Prediabetes vs Diabetes

During pre-diabetes, a person’s blood sugar levels are higher than normal, yet they are not high enough to be categorized as type 2 diabetes. There are 3 ways to confirm the diagnosis of Prediabetes.

Type of Test Prediabetic Range
Fasting (haven’t eaten for at least 8 hours) Above 100 mg/dL but lower than 126 mg/dL
Non-Fasting Above 140 mg/dL but lower than 200 mg/dL
A1c 5.7% to 6.4%

Pre-diabetic symptoms serve as an early warning. Preventive measures such as weight loss and regular exercise need to be implemented in order to prevent diabetes and its associated complications.

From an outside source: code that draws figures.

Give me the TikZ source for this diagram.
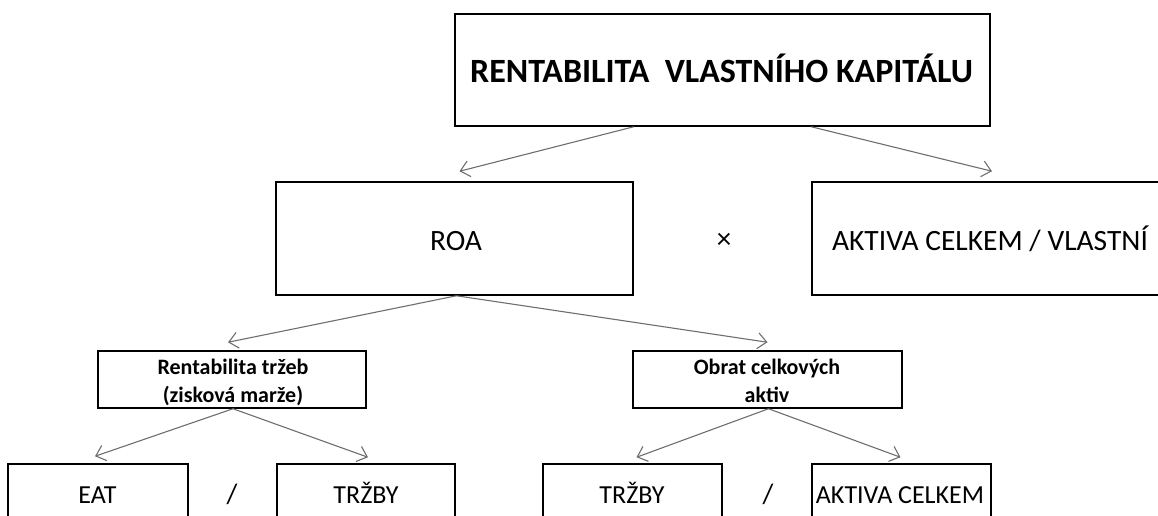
\documentclass[tikz,border=0pt]{standalone}
\usepackage{fontspec}
\setmainfont{Carlito}
\usetikzlibrary{arrows.meta,calc}
\definecolor{linkgray}{HTML}{6E6E6E}
\begin{document}
\begin{tikzpicture}[x=1pt,y=-1pt,
  box/.style={draw=black,line width=1.5pt,rectangle,inner sep=0pt},
  bigbox/.style={box,minimum width=357pt,minimum height=113pt},
  midbox/.style={box,minimum width=268pt,minimum height=57pt},
  lowbox/.style={box,minimum width=180pt,minimum height=113pt},
  link/.style={draw=linkgray,line width=1.1pt,
    -{Straight Barb[length=9pt,width=16pt,line width=1.1pt]}},
  txt/.style={anchor=base,inner sep=0pt},
  toptxt/.style={txt,font={\fontsize{34pt}{40pt}\selectfont\bfseries}},
  bigtxt/.style={txt,font={\fontsize{29.5pt}{35pt}\selectfont}},
  midtxt/.style={txt,font={\fontsize{22pt}{26pt}\selectfont\bfseries}},
  lowtxt/.style={txt,font={\fontsize{26pt}{31pt}\selectfont}},
  optxt/.style={anchor=center,inner sep=0pt}]
\useasboundingbox (0,0) rectangle (1158,515);
\clip (0,0) rectangle (1158,515);

% return on equity
\node[box,minimum width=535pt,minimum height=112pt] (roe) at (722.5,70) {};
\node[toptxt] (roet) at (721.5,82) {RENTABILITA~ VLASTNÍHO KAPITÁLU};

% second level: ROA times equity multiplier
\node[bigbox] (roa) at (454.5,238.5) {};
\node[bigtxt] (roat) at (456,250) {ROA};
\node[bigbox,minimum width=360pt] (lev) at (992,238.5) {};
\node[bigtxt] (levt) at (990,250) {AKTIVA CELKEM / VLASTNÍ};
\node[optxt,font={\fontsize{29pt}{35pt}\selectfont}] (times) at (724,241) {×};

% third level
\node[midbox] (ros) at (232,379.5) {};
\node[midtxt] (ros1) at (233,374) {Rentabilita tržeb};
\node[midtxt] (ros2) at (233,402) {(zisková marže)};
\node[midbox,minimum width=269pt] (tato) at (767.5,379.5) {};
\node[midtxt] (tato1) at (767,374) {Obrat celkových};
\node[midtxt] (tato2) at (767,402) {aktiv};

% fourth level
\node[lowbox] (eat) at (98,520.5) {};
\node[lowtxt] (eatt) at (97.5,503) {EAT};
\node[lowbox,minimum width=178pt] (sal1) at (366,520.5) {};
\node[lowtxt] (sal1t) at (366,503) {TRŽBY};
\node[optxt,font={\fontsize{28pt}{34pt}\selectfont}] (div1) at (232,494) {/};

\node[lowbox,minimum width=179pt] (sal2) at (632.5,520.5) {};
\node[lowtxt] (sal2t) at (632,503) {TRŽBY};
\node[lowbox,minimum width=179pt] (ta) at (901.5,520.5) {};
\node[lowtxt] (tat) at (900,503) {AKTIVA CELKEM};
\node[optxt,font={\fontsize{28pt}{34pt}\selectfont}] (div2) at (768,494) {/};

% connectors
\draw[link] (roe.south -| roa.east) -- ([yshift=10pt,xshift=5pt]roa.north);
\draw[link] (roe.south -| lev.west) -- ([yshift=10pt]lev.north);
\draw[link] ([xshift=2pt]roa.south) -- ([yshift=8pt,xshift=-4pt]ros.north);
\draw[link] ([xshift=2pt]roa.south) -- ([yshift=8pt]tato.north);
\draw[link] ([xshift=1pt]ros.south) -- ([yshift=7pt,xshift=-3pt]eat.north);
\draw[link] ([xshift=1pt]ros.south) -- ([yshift=6pt,xshift=2pt]sal1.north);
\draw[link] ([xshift=1pt]tato.south) -- ([yshift=6pt,xshift=4pt]sal2.north);
\draw[link] ([xshift=1pt]tato.south) -- ([yshift=6pt,xshift=-1pt]ta.north);
\end{tikzpicture}
\end{document}
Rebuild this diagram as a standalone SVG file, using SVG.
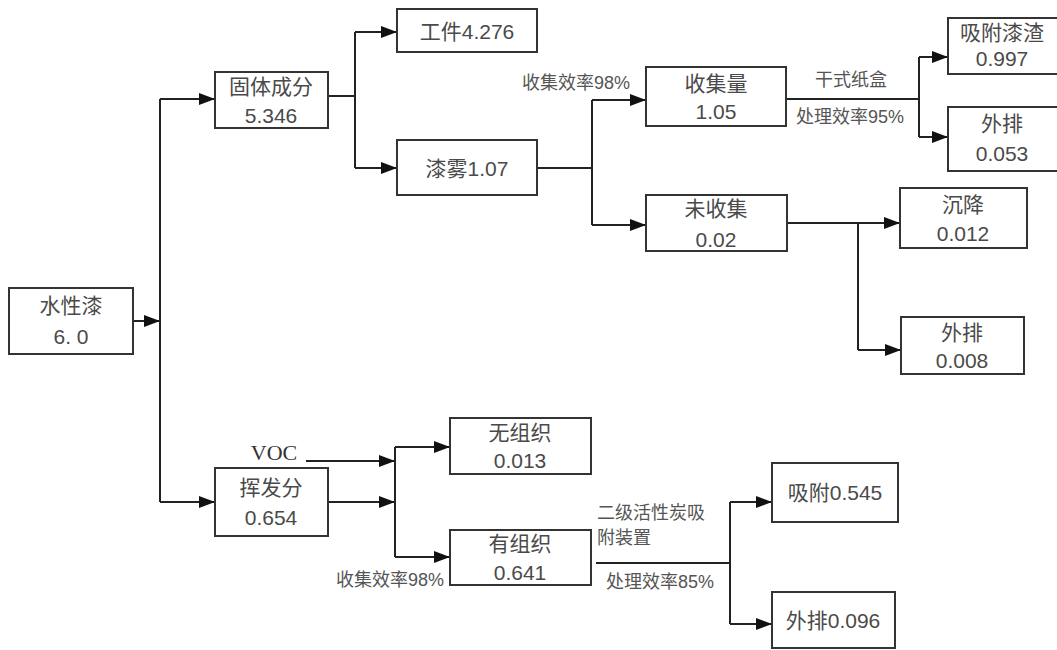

Abnormal increase in blood glucose levels

Both pre-diabetes and type 2 diabetes are similar in that both are known for an abnormal build-up of glucose in the bloodstream. However, fasting blood glucose value of more than 126 mg/dL on two separate tests and any value of 200 mg/dL or more on oral glucose tolerance test suggest diabetes.
Type 2 diabetes is known for its "insulin resistance." Insulin is a hormone produced in the pancreas and blood glucose is the source of energy for body cells. The role of insulin in the body is to help in the uptake of glucose by body cells. Insulin resistance is a condition in which the insulin produced in the body is not utilized efficiently. Hence the uptake of glucose by the body cells is hampered leading to increased levels of glucose in the blood.
If the blood glucose levels are left unchecked and untreated, there is a high likelihood for this disease to eventually cause symptoms like unexplained fatigue, frequent urination, blurred vision, slow healing of wounds, increase in thirst and hunger and therefore would be harmful to your health.

Treatment

Every person has the power to prevent or significantly delay pre-diabetes from progressing to type 2 diabetes. By following a disciplined lifestyle involving regular exercise for 30 minutes five times per week, by eating a well balanced diet, more vegetables, whole grains, and fruits, small servings of low-calorie, low-fat snacks with higher fiber and by choosing to strive for a healthier weight and maintaining that weight.
For a person suffering from type 2 diabetes, a treatment plan would consist of lifelong blood sugar monitoring in combination with healthy eating habits, regular exercise, and taking diabetes medication on a timely basis followed by systematic insulin therapy.